When I mentioned I was thinking of Eva Peron as a Shelved Doll, my mother immediately exclaimed, “Friends with Che Guevera!” Meanwhile I thought, “Perhaps they were lovers! Lovers who loved waltzing!”
No. She wasn’t, and they weren’t. Turns out that was a thematic device used by Andrew Lloyd Webber because he wanted to juxtapose Eva’s policies with the goals of South American freedom fighters. Additionally – fun fact – in Argentina the word “Che”, according to the Spanish Royal Academy dictionary, is a familiar form used “to call someone or ask for attention”.
The closest the real Ernesto “Che” Guevara ever came to meeting Evita is touched upon in Che Guevara: A Revolutionary Life which says:
“One friend recalled Ernesto advising his mates to vote for Peron because his policies favored their class. He also used the Peronist system to his own advantage when it behooved him. [His cousin Mario recalls] Ernesto joined a Peronist youth organization on campus in order to use its extensive library facilities and check out books otherwise unavailable to him. Another time, on the suggestion, half in jest, of Tatiana Quiroga, before an ambitious trip through Latin America he drafted a letter to Peron and his gift giving wife, Evita, asking her for a jeep.
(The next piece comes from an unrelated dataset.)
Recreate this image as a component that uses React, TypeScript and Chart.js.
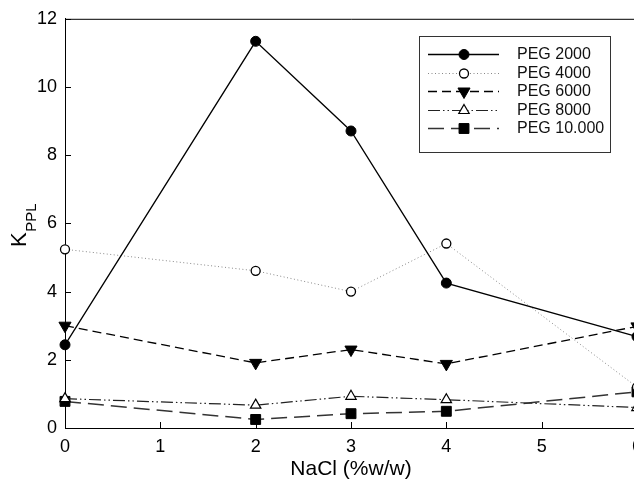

Tatiana recalled helping him and said they had fun writing it, but no reply ever came from Argentina’s flamboyant first lady.”
However, it may still have been appropriate to pair them symbolically, because, as Tomás Eloy Martínez stated:
“Latin American myths are more resistant than they seem to be. Not even the mass exodus of the Cuban raft people or the rapid decomposition and isolation of Fidel Castro‘s regime have eroded the triumphal myth of Che Guevara, which remains alive in the dreams of thousands of young people in Latin America, Africa and Europe. Che as well as Evita symbolize certain naive, but effective, beliefs: the hope for a better world; a life sacrificed on the altar of the disinherited, the humiliated, the poor of the earth. They are myths which somehow reproduce the image of Christ.”